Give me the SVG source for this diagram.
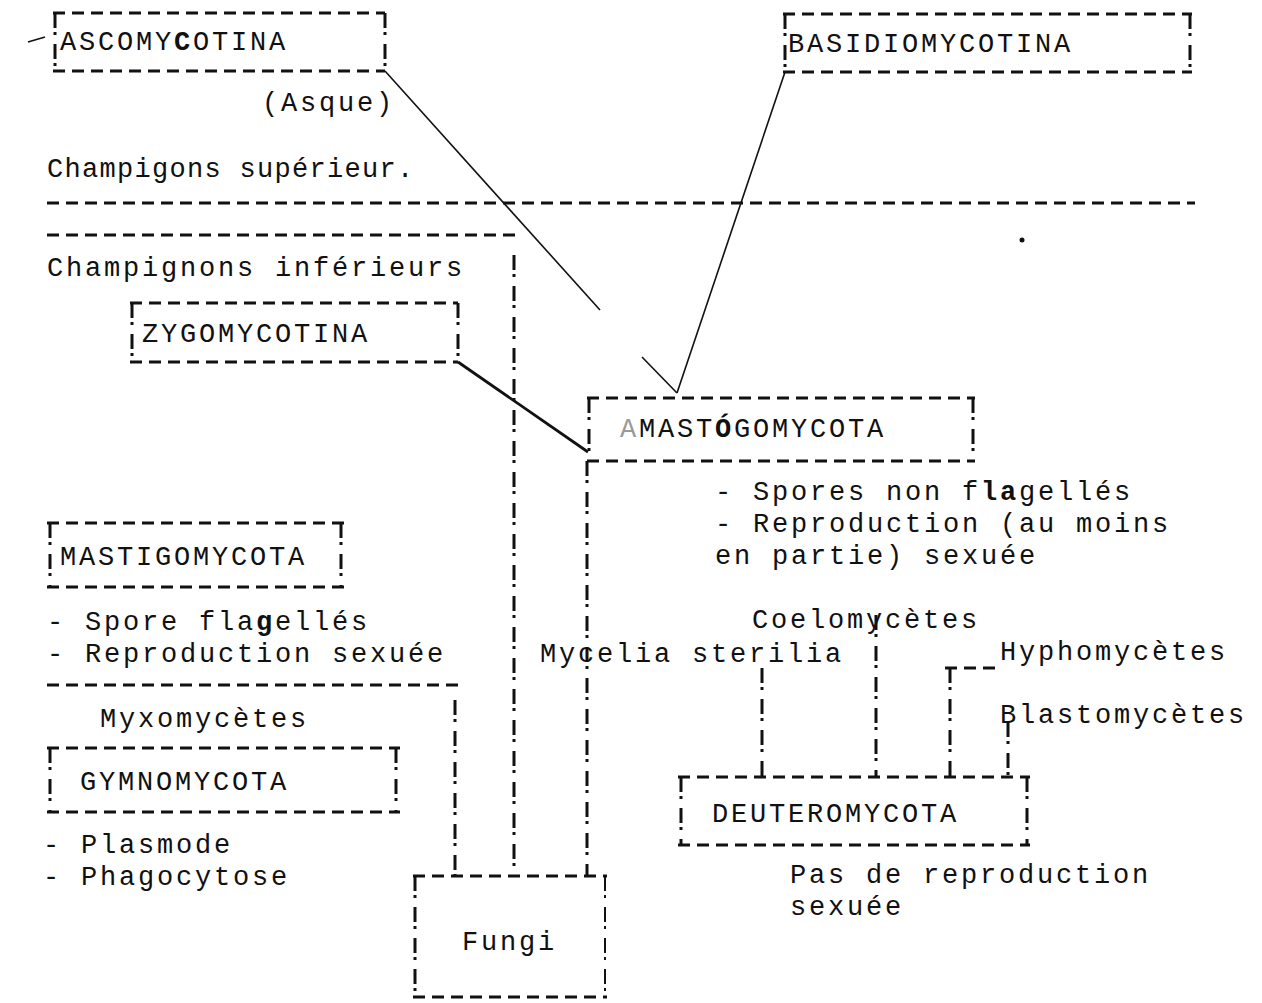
<svg xmlns="http://www.w3.org/2000/svg" width="1262" height="1003" viewBox="0 0 1262 1003">
<style>
.t{font-family:"Liberation Mono","DejaVu Sans Mono",monospace;font-size:27px;letter-spacing:2.8px;fill:#111}
.h{stroke:#111;stroke-width:3;stroke-dasharray:12 7;fill:none}
.v{stroke:#111;stroke-width:3;stroke-dasharray:15 4 3 9;fill:none}
.s{stroke:#111;stroke-width:1.6;fill:none}
.sb{stroke:#111;stroke-width:2.8;fill:none}
</style>
<rect width="1262" height="1003" fill="#fff"/>

<g id="connectors">
  <path class="s" d="M385,71 L600,310"/>
  <path class="s" d="M642,357 L677,393"/>
  <path class="s" d="M785,72 L677,393"/>
  <path class="sb" d="M458,362 L588,452"/>
  <path class="h" d="M47,203 H1195"/>
  <path class="h" d="M47,235 H522"/>
  <path class="v" d="M514,255 V876"/>
  <path class="h" d="M47,685 H460"/>
  <path class="v" d="M455,700 V876"/>
  <path class="v" d="M587,461 V876"/>
  <path class="v" d="M762,668 V777"/>
  <path class="v" d="M876,615 V777"/>
  <path class="h" d="M945,668 H1000"/>
  <path class="v" d="M950,668 V777"/>
  <path class="v" d="M1008,722 V777"/>
  <path class="s" d="M28,42 L45,37"/>
  <circle cx="1022" cy="240" r="2.5" fill="#111"/>
</g>

<g id="ascomycotina">
  <path class="h" d="M53,13 H385 M53,71 H385"/>
  <path class="v" d="M55,13 V71 M385,13 V71"/>
  <text class="t" x="60" y="50">ASCOMY<tspan font-weight="bold">C</tspan>OTINA</text>
</g>
<text class="t" x="262" y="111">(Asque)</text>

<g id="basidiomycotina">
  <path class="h" d="M783,14 H1192 M783,72 H1192"/>
  <path class="v" d="M785,14 V72 M1190,14 V72"/>
  <text class="t" x="788" y="52">BASIDIOMYCOTINA</text>
</g>

<text class="t" x="47" y="177" style="letter-spacing:1.3px">Champigons supérieur.</text>
<text class="t" x="47" y="276">Champignons inférieurs</text>

<g id="zygomycotina">
  <path class="h" d="M130,303 H458 M130,362 H458"/>
  <path class="v" d="M132,303 V362 M458,303 V362"/>
  <text class="t" x="142" y="342">ZYGOMYCOTINA</text>
</g>

<g id="amastigomycota">
  <path class="h" d="M587,398 H975 M587,461 H975"/>
  <path class="v" d="M589,398 V461 M973,398 V461"/>
  <text class="t" x="620" y="437"><tspan fill="#999">A</tspan>MAST<tspan font-weight="bold">Ó</tspan>GOMYCOTA</text>
  <text class="t" x="715" y="500">- Spores non f<tspan font-weight="bold">la</tspan>gellés</text>
  <text class="t" x="715" y="532">- Reproduction (au moins</text>
  <text class="t" x="715" y="564">en partie) sexuée</text>
</g>

<g id="mastigomycota">
  <path class="h" d="M47,523 H345 M47,587 H345"/>
  <path class="v" d="M50,523 V587 M341,523 V587"/>
  <text class="t" x="60" y="565">MASTIGOMYCOTA</text>
  <text class="t" x="47" y="630">- Spore fla<tspan font-weight="bold">g</tspan>ellés</text>
  <text class="t" x="47" y="662">- Reproduction sexuée</text>
</g>

<text class="t" x="100" y="727">Myxomycètes</text>

<g id="gymnomycota">
  <path class="h" d="M47,748 H400 M47,812 H400"/>
  <path class="v" d="M50,748 V812 M396,748 V812"/>
  <text class="t" x="80" y="790">GYMNOMYCOTA</text>
  <text class="t" x="43" y="853">- Plasmode</text>
  <text class="t" x="43" y="885">- Phagocytose</text>
</g>

<g id="fungi">
  <path class="h" d="M413,876 H607 M413,997 H607"/>
  <path class="v" d="M415,876 V997"/>
  <path class="v" d="M605,876 V997" style="stroke-width:2"/>
  <text class="t" x="462" y="950">Fungi</text>
</g>

<text class="t" x="540" y="662">Mycelia sterilia</text>
<text class="t" x="752" y="628">Coelomycètes</text>
<text class="t" x="1000" y="660">Hyphomycètes</text>
<text class="t" x="1000" y="723">Blastomycètes</text>

<g id="deuteromycota">
  <path class="h" d="M678,777 H1030 M678,845 H1030"/>
  <path class="v" d="M681,777 V845 M1027,777 V845"/>
  <text class="t" x="712" y="822">DEUTEROMYCOTA</text>
  <text class="t" x="790" y="883">Pas de reproduction</text>
  <text class="t" x="790" y="915">sexuée</text>
</g>
</svg>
-=-=-
Output each line exactly; omit every picture.

Give me the SVG source for this diagram.
<svg xmlns="http://www.w3.org/2000/svg" width="1262" height="1003" viewBox="0 0 1262 1003">
<style>
.t{font-family:"Liberation Mono","DejaVu Sans Mono",monospace;font-size:27px;letter-spacing:2.8px;fill:#111}
.h{stroke:#111;stroke-width:3;stroke-dasharray:12 7;fill:none}
.v{stroke:#111;stroke-width:3;stroke-dasharray:15 4 3 9;fill:none}
.s{stroke:#111;stroke-width:1.6;fill:none}
.sb{stroke:#111;stroke-width:2.8;fill:none}
</style>
<rect width="1262" height="1003" fill="#fff"/>

<g id="connectors">
  <path class="s" d="M385,71 L600,310"/>
  <path class="s" d="M642,357 L677,393"/>
  <path class="s" d="M785,72 L677,393"/>
  <path class="sb" d="M458,362 L588,452"/>
  <path class="h" d="M47,203 H1195"/>
  <path class="h" d="M47,235 H522"/>
  <path class="v" d="M514,255 V876"/>
  <path class="h" d="M47,685 H460"/>
  <path class="v" d="M455,700 V876"/>
  <path class="v" d="M587,461 V876"/>
  <path class="v" d="M762,668 V777"/>
  <path class="v" d="M876,615 V777"/>
  <path class="h" d="M945,668 H1000"/>
  <path class="v" d="M950,668 V777"/>
  <path class="v" d="M1008,722 V777"/>
  <path class="s" d="M28,42 L45,37"/>
  <circle cx="1022" cy="240" r="2.5" fill="#111"/>
</g>

<g id="ascomycotina">
  <path class="h" d="M53,13 H385 M53,71 H385"/>
  <path class="v" d="M55,13 V71 M385,13 V71"/>
  <text class="t" x="60" y="50">ASCOMY<tspan font-weight="bold">C</tspan>OTINA</text>
</g>
<text class="t" x="262" y="111">(Asque)</text>

<g id="basidiomycotina">
  <path class="h" d="M783,14 H1192 M783,72 H1192"/>
  <path class="v" d="M785,14 V72 M1190,14 V72"/>
  <text class="t" x="788" y="52">BASIDIOMYCOTINA</text>
</g>

<text class="t" x="47" y="177" style="letter-spacing:1.3px">Champigons supérieur.</text>
<text class="t" x="47" y="276">Champignons inférieurs</text>

<g id="zygomycotina">
  <path class="h" d="M130,303 H458 M130,362 H458"/>
  <path class="v" d="M132,303 V362 M458,303 V362"/>
  <text class="t" x="142" y="342">ZYGOMYCOTINA</text>
</g>

<g id="amastigomycota">
  <path class="h" d="M587,398 H975 M587,461 H975"/>
  <path class="v" d="M589,398 V461 M973,398 V461"/>
  <text class="t" x="620" y="437"><tspan fill="#999">A</tspan>MAST<tspan font-weight="bold">Ó</tspan>GOMYCOTA</text>
  <text class="t" x="715" y="500">- Spores non f<tspan font-weight="bold">la</tspan>gellés</text>
  <text class="t" x="715" y="532">- Reproduction (au moins</text>
  <text class="t" x="715" y="564">en partie) sexuée</text>
</g>

<g id="mastigomycota">
  <path class="h" d="M47,523 H345 M47,587 H345"/>
  <path class="v" d="M50,523 V587 M341,523 V587"/>
  <text class="t" x="60" y="565">MASTIGOMYCOTA</text>
  <text class="t" x="47" y="630">- Spore fla<tspan font-weight="bold">g</tspan>ellés</text>
  <text class="t" x="47" y="662">- Reproduction sexuée</text>
</g>

<text class="t" x="100" y="727">Myxomycètes</text>

<g id="gymnomycota">
  <path class="h" d="M47,748 H400 M47,812 H400"/>
  <path class="v" d="M50,748 V812 M396,748 V812"/>
  <text class="t" x="80" y="790">GYMNOMYCOTA</text>
  <text class="t" x="43" y="853">- Plasmode</text>
  <text class="t" x="43" y="885">- Phagocytose</text>
</g>

<g id="fungi">
  <path class="h" d="M413,876 H607 M413,997 H607"/>
  <path class="v" d="M415,876 V997"/>
  <path class="v" d="M605,876 V997" style="stroke-width:2"/>
  <text class="t" x="462" y="950">Fungi</text>
</g>

<text class="t" x="540" y="662">Mycelia sterilia</text>
<text class="t" x="752" y="628">Coelomycètes</text>
<text class="t" x="1000" y="660">Hyphomycètes</text>
<text class="t" x="1000" y="723">Blastomycètes</text>

<g id="deuteromycota">
  <path class="h" d="M678,777 H1030 M678,845 H1030"/>
  <path class="v" d="M681,777 V845 M1027,777 V845"/>
  <text class="t" x="712" y="822">DEUTEROMYCOTA</text>
  <text class="t" x="790" y="883">Pas de reproduction</text>
  <text class="t" x="790" y="915">sexuée</text>
</g>
</svg>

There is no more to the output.